Car bomber kills 125 in Iraq massacre
Torn limbs, feet and other body parts littered the street outside the clinic, where the recruits had been queuing for medicals, in Hillah, 60 miles south of Baghdad.
Health officials said the death toll could rise.
“The martyrs may be more because there are a number of body parts to be counted,” Mahmoud Abdul Reda said at a hospital. Morgue workers unloaded plastic body bags from pick-up trucks as weeping relatives looked on.
Provincial police headquarters said several people were arrested in connection with the blast but did not elaborate.
The attack in a city with a majority Shi’ite population came as the clergy-backed United Iraqi Alliance sought the support of other parties to form Iraq’s first democratically-elected government.
Insurgents have stepped up their attacks against predominantly Shi’ite targets in recent weeks.
People gathered at the site of the attack reportedly chanted slogans against the ‘wahabis’ referring to adherents of the puritan form of Islam preached by Osama bin Laden.
Following a funeral procession in Hillah, many of the dead will be taken to Najaf for burial.
Hillah is located just below the ‘triangle of death’, the mixed Sunni-Shi’ite region south of the capital that has earned the nickname owing to the frequency of insurgent bombing.
The blast outside a clinic was so powerful it nearly vaporised the suicide bomber’s car, leaving only its engine partially intact. The injured were piled into pick-up trucks and ambulances and taken to nearby hospitals.
Outside the concrete and brick building, people gingerly walked around small lakes of blood that pooled on the street.
Scorch marks infused with blood covered the clinic’s walls and dozens of people helped pile body parts, including arms, feet and limbs, into blankets.
Piles of shoes and tattered clothes were thrown into a corner. Angry crowds gathered outside the hospital chanting “God is great”, and demanded to know the fate of their relatives.
“I was lined up near the medical centre, waiting for my turn for the medical exam to apply for work in the police,” Abdullah Salih, 22, said. “Suddenly I heard a very big explosion. I was thrown several metres away and I had burns in my legs and hands, then I was taken to the hospital.”
The director of Hillah General Hospital, Dia Mohammed, said most the victims were recruits waiting to take physicals as part of the application process to join the Iraqi police and national guard.
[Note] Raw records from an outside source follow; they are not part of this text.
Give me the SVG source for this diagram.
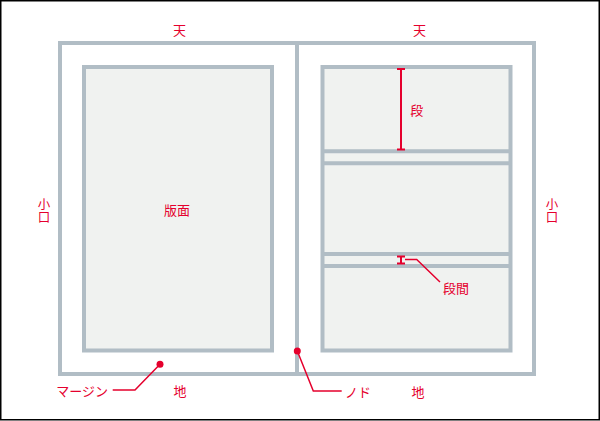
<svg xmlns="http://www.w3.org/2000/svg" width="600" height="421" viewBox="0 0 600 421">
<style>
.g{fill:none;stroke:#b1bdc5;stroke-width:4}
.p{fill:#f0f2f0;stroke:#b1bdc5;stroke-width:4}
.r{fill:none;stroke:#e5002d;stroke-width:1.5}
.d{fill:none;stroke:#e5002d;stroke-width:2}
.t{font-family:"Noto Sans CJK JP","Noto Sans",sans-serif;font-size:13px;fill:#e5002d;dominant-baseline:central}
.v{font-family:"Noto Sans CJK JP","Noto Sans",sans-serif;font-size:12.5px;fill:#e5002d;writing-mode:vertical-rl;letter-spacing:0.5px}
</style>
<rect x="0.75" y="0.75" width="598.5" height="419" fill="#ffffff" stroke="#000000" stroke-width="1.5"/>
<g id="page-frame">
<rect class="g" x="60" y="43" width="474" height="331" fill="#ffffff"/>
<line class="g" x1="297" y1="43" x2="297" y2="374"/>
</g>
<g id="left-hanmen">
<rect class="p" x="84" y="67" width="188" height="283.5"/>
<text class="t" x="177" y="209.5" text-anchor="middle">版面</text>
</g>
<g id="right-hanmen">
<rect class="p" x="322.5" y="67" width="188" height="283.5"/>
<line class="g" x1="322.5" y1="151.3" x2="510.5" y2="151.3"/>
<line class="g" x1="322.5" y1="163.3" x2="510.5" y2="163.3"/>
<line class="g" x1="322.5" y1="254" x2="510.5" y2="254"/>
<line class="g" x1="322.5" y1="266" x2="510.5" y2="266"/>
</g>
<g id="labels">
<text class="t" x="179.5" y="29" text-anchor="middle">天</text>
<text class="t" x="419.5" y="29" text-anchor="middle">天</text>
<text class="v" x="44" y="197.5">小口</text>
<text class="v" x="552" y="197.5">小口</text>
<text class="t" x="180" y="390.5" text-anchor="middle">地</text>
<text class="t" x="418" y="391" text-anchor="middle">地</text>
<text class="t" x="416.7" y="109" text-anchor="middle">段</text>
<text class="t" x="443" y="287">段間</text>
<text class="t" x="108" y="390.5" text-anchor="end">マージン</text>
<text class="t" x="345" y="391">ノド</text>
</g>
<g id="connectors">
<line class="d" x1="401" y1="69" x2="401" y2="149.5"/>
<line class="d" x1="397" y1="69" x2="405" y2="69"/>
<line class="d" x1="397" y1="149.5" x2="405" y2="149.5"/>
<line class="d" x1="401" y1="256.5" x2="401" y2="263.5"/>
<line class="d" x1="397" y1="256.5" x2="405" y2="256.5"/>
<line class="d" x1="397" y1="263.5" x2="405" y2="263.5"/>
<polyline class="r" points="405,259.5 416.7,259.5 440,282"/>
<circle cx="160" cy="364.3" r="3.5" fill="#e5002d"/>
<polyline class="r" points="160,364.3 135,390 112.7,390"/>
<circle cx="297.3" cy="351" r="3.5" fill="#e5002d"/>
<polyline class="r" points="297.3,351 313.3,391 341.7,391"/>
</g>
</svg>
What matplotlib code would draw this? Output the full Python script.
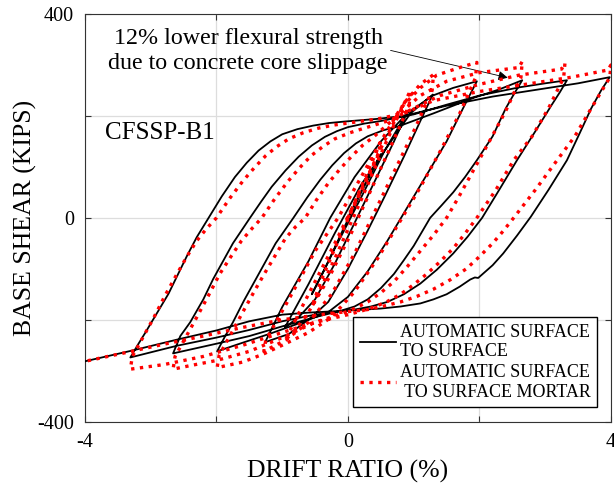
import matplotlib
matplotlib.use("Agg")
import matplotlib.pyplot as plt

plt.rcParams["font.family"] = ["Liberation Serif", "DejaVu Serif"]
plt.rcParams["axes.unicode_minus"] = False

# black: automatic surface to surface (path, one loop after another)
black_drift = [
    0.0, 0.25, 0.5,
    0.2, -0.1, -0.35, -0.55,
    -0.2, 0.2, 0.55, 0.9,
    0.7, 0.4, 0.1, -0.2, -0.5, -0.75, -0.96,
    -0.6, -0.2, 0.2, 0.6, 0.95, 1.29,
    1.1, 0.85, 0.55, 0.3, 0.0, -0.3, -0.6, -0.9, -1.26,
    -1.0, -0.6, -0.27, 0.1, 0.5, 0.9, 1.29, 1.6, 1.96,
    1.75, 1.5, 1.2, 0.9, 0.6, 0.3, 0.0, -0.3, -0.7, -1.2, -1.6, -1.99,
    -1.88, -1.75, -1.58, -1.4, -1.1, -0.83, -0.62, -0.42, -0.24, -0.06, 0.12, 0.3, 0.54, 0.78, 1.3, 1.9, 2.3, 2.65,
    2.52, 2.4, 2.2, 1.96, 1.78, 1.6, 1.42, 1.25, 1.0, 0.85, 0.7, 0.5, 0.3, 0.1, -0.1, -0.5, -1.0, -1.5, -2.0, -2.66,
    -2.55, -2.4, -2.2, -2.05, -1.75, -1.49, -1.32, -1.16, -0.95, -0.75, -0.55, -0.35, -0.17, 0.0, 0.25, 0.5, 1.0, 1.5, 2.0, 2.6, 3.0, 3.33,
    3.22, 3.1, 2.85, 2.57, 2.3, 2.04, 1.82, 1.6, 1.35, 1.1, 0.85, 0.6, 0.35, 0.1, -0.5, -1.0, -1.5, -2.0, -2.6, -3.31,
    -3.2, -3.09, -2.9, -2.73, -2.45, -2.3, -2.12, -1.92, -1.72, -1.54, -1.36, -1.18, -1.0, -0.77, -0.53, -0.29, -0.05, 0.43, 0.85, 1.5, 2.2, 2.9, 3.5, 3.98,
    3.85, 3.7, 3.52, 3.33, 3.05, 2.78, 2.57, 2.36, 2.2, 2.05, 1.98, 1.93, 1.86, 1.7, 1.5, 1.3, 1.1, 0.8, 0.5, 0.0, -0.6, -1.0, -1.5, -2.0, -2.6, -3.3, -4.05,
]
black_shear = [
    0, 65, 125,
    50, -30, -100, -150,
    -60, 40, 130, 207,
    150, 70, -10, -90, -160, -195, -215,
    -130, -30, 65, 140, 205, 242,
    190, 120, 40, -25, -100, -165, -200, -228, -244,
    -175, -85, 0, 80, 150, 205, 240, 255, 268,
    215, 150, 85, 20, -45, -105, -155, -185, -205, -228, -245, -262,
    -235, -205, -162, -120, -50, 0, 40, 75, 103, 127, 146, 160, 172, 180, 205, 235, 252, 270,
    242, 215, 160, 113, 80, 50, 24, 0, -55, -83, -110, -138, -160, -174, -182, -195, -213, -232, -247, -266,
    -232, -205, -160, -120, -50, 0, 32, 61, 93, 120, 142, 159, 170, 178, 185, 190, 203, 222, 240, 256, 264, 270,
    246, 222, 170, 113, 55, 0, -37, -70, -102, -129, -150, -165, -174, -180, -190, -203, -220, -235, -251, -274,
    -250, -227, -186, -149, -75, -38, 0, 42, 80, 108, 132, 150, 164, 174, 181, 186, 189, 194, 200, 220, 238, 252, 264, 276,
    250, 215, 165, 113, 55, 2, -35, -70, -93, -110, -118, -117, -121, -135, -150, -160, -168, -174, -178, -182, -186, -190, -203, -221, -239, -261, -283,
]

# red: automatic surface to surface mortar
red_drift = [
    0.0, 0.25, 0.5,
    0.45, 0.15, -0.15, -0.4, -0.55,
    -0.2, 0.2, 0.55, 0.8, 0.95,
    0.93, 0.65, 0.35, 0.05, -0.3, -0.6, -0.8, -0.96,
    -0.6, -0.2, 0.2, 0.55, 0.85, 1.1, 1.3,
    1.28, 1.0, 0.7, 0.4, 0.1, -0.25, -0.6, -0.95, -1.28,
    -1.25, -0.9, -0.5, -0.15, 0.2, 0.5, 0.8, 1.1, 1.35, 1.7, 1.96,
    1.94, 1.7, 1.4, 1.1, 0.8, 0.45, 0.1, -0.25, -0.6, -1.0, -1.3, -1.6, -1.99,
    -1.96, -1.78, -1.6, -1.42, -1.25, -0.95, -0.8, -0.65, -0.48, -0.3, -0.12, 0.05, 0.22, 0.4, 0.75, 1.1, 1.5, 2.0, 2.6, 2.65,
    2.63, 2.4, 2.15, 1.85, 1.68, 1.5, 1.3, 1.1, 0.9, 0.7, 0.5, 0.3, 0.1, -0.1, -0.5, -1.0, -1.5, -2.0, -2.4, -2.66,
    -2.63, -2.47, -2.3, -2.12, -1.95, -1.78, -1.62, -1.46, -1.31, -1.11, -0.91, -0.73, -0.56, -0.38, -0.2, 0.03, 0.25, 0.65, 1.0, 1.4, 2.0, 2.6, 3.25, 3.3,
    3.28, 3.05, 2.8, 2.52, 2.25, 1.96, 1.78, 1.6, 1.4, 1.2, 1.0, 0.8, 0.6, 0.4, 0.2, 0.0, -0.5, -1.0, -1.6, -2.2, -2.8, -3.31,
    -3.28, -3.12, -2.95, -2.78, -2.6, -2.45, -2.3, -2.15, -2.0, -1.8, -1.6, -1.42, -1.25, -1.08, -0.9, -0.68, -0.45, -0.22, 0.0, 0.45, 0.85, 1.3, 2.0, 2.7, 3.4, 3.95, 4.0,
    3.98, 3.84, 3.7, 3.45, 3.18, 2.85, 2.52, 2.36, 2.2, 2.0, 1.8, 1.55, 1.3, 1.05, 0.8, 0.55, 0.3, -0.3, -1.0, -1.6, -2.2, -2.8, -3.4, -4.05,
]
red_shear = [
    0, 75, 150,
    120, 40, -45, -120, -175,
    -80, 35, 140, 210, 250,
    220, 140, 55, -30, -120, -185, -220, -241,
    -150, -50, 55, 150, 225, 262, 281,
    250, 170, 90, 10, -70, -150, -205, -240, -262,
    -240, -160, -65, 0, 80, 150, 215, 255, 280, 295, 305,
    275, 205, 130, 60, -5, -80, -145, -195, -225, -250, -268, -283, -294,
    -270, -228, -185, -143, -105, -40, -18, 0, 35, 68, 96, 120, 142, 160, 200, 240, 268, 285, 295, 307,
    275, 210, 150, 80, 40, 0, -34, -65, -96, -125, -147, -165, -178, -188, -205, -235, -262, -280, -290, -297,
    -272, -235, -195, -152, -110, -76, -45, -21, 0, 38, 72, 99, 122, 140, 155, 167, 176, 192, 215, 240, 262, 280, 292, 304,
    275, 215, 160, 113, 55, 0, -31, -60, -86, -110, -131, -150, -164, -175, -183, -190, -205, -225, -250, -272, -288, -297,
    -272, -235, -195, -152, -110, -76, -45, -21, 0, 38, 72, 99, 122, 140, 155, 167, 176, 182, 186, 194, 205, 230, 248, 262, 276, 290, 300,
    275, 245, 215, 160, 113, 55, 0, -26, -50, -76, -100, -122, -140, -154, -165, -173, -180, -188, -200, -215, -232, -248, -265, -283,
]

x_ticks = [-4, -2, 0, 2, 4]
x_labels = ["-4", "", "0", "", "4"]
y_ticks = [-400, -200, 0, 200, 400]
y_labels = ["-400", "", "0", "", "400"]

fig = plt.figure(figsize=(6.14, 4.83), dpi=100)
ax = fig.add_axes([0.1384, 0.127, 0.8567, 0.844])

ax.plot(black_drift, black_shear, color="black", lw=1.3,
        label="AUTOMATIC SURFACE\nTO SURFACE", zorder=3)
ax.plot(red_drift, red_shear, color="red", lw=2.4, ls=":",
        label="AUTOMATIC SURFACE\n TO SURFACE MORTAR", zorder=4)

ax.set_xlim(-4, 4)
ax.set_ylim(-400, 400)
ax.set_xticks(x_ticks)
ax.set_xticklabels(x_labels)
ax.set_yticks(y_ticks)
ax.set_yticklabels(y_labels)
ax.tick_params(direction="in", top=True, right=True, labelsize=14.5, length=4,
               color="#333333", pad=8)
ax.grid(True, color="#dddddd", lw=0.9, zorder=0)
for s in ax.spines.values():
    s.set_color("#333333")

ax.set_xlabel("DRIFT RATIO (%)", fontsize=18.5, labelpad=6)
ax.set_ylabel("BASE SHEAR (KIPS)", fontsize=18.5, labelpad=0)

ax.text(-3.7, 166, "CFSSP-B1", fontsize=18, va="center", ha="left")
ax.annotate("12% lower flexural strength\ndue to concrete core slippage",
            xy=(2.43, 275), xytext=(-1.52, 328), fontsize=17.3,
            ha="center", va="center", linespacing=1.27,
            arrowprops=dict(arrowstyle="-|>", color="black", lw=0.6,
                            mutation_scale=14, shrinkA=0, shrinkB=0,
                            relpos=(1.0, 0.52)))

leg = ax.legend(loc="lower right", bbox_to_anchor=(0.99, 0.014), fontsize=13,
                frameon=True, fancybox=False, framealpha=1, edgecolor="black",
                handlelength=2.0, handletextpad=0.2, borderpad=0.35,
                labelspacing=0.2)
leg.get_frame().set_linewidth(1.0)

fig.savefig("out.png", dpi=100)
“I was lucky because I was the last person in line when the explosion took place. Suddenly there was panic and many frightened people stepped on me. I lost consciousness and the next thing I was aware of was being in the hospital” said Muhsin Hadi, 29, a recruit. One of his legs was broken in the blast.
The second deadliest Iraq attack took place in August 2003, when a car bomb exploded outside a mosque in Najaf, killing more than 85 people, including Shi’ite leader Ayatollah Mohammed Baqir al-Hakim.
A second carbomb exploded at a police checkpoint in Musayyib, about 20 miles away, killing at least one policeman.
The suicide bombing came a day after Iraqi officials announced Syria had captured and handed over Saddam Hussein’s half brother, a most-wanted leader in the Sunni-based insurgency.
The arrest of Sabawi Ibrahim al-Hassan also ended months of Syrian denials that it was harbouring fugitives from the ousted Saddam regime. Iraq authorities said Damascus acted in a gesture of goodwill.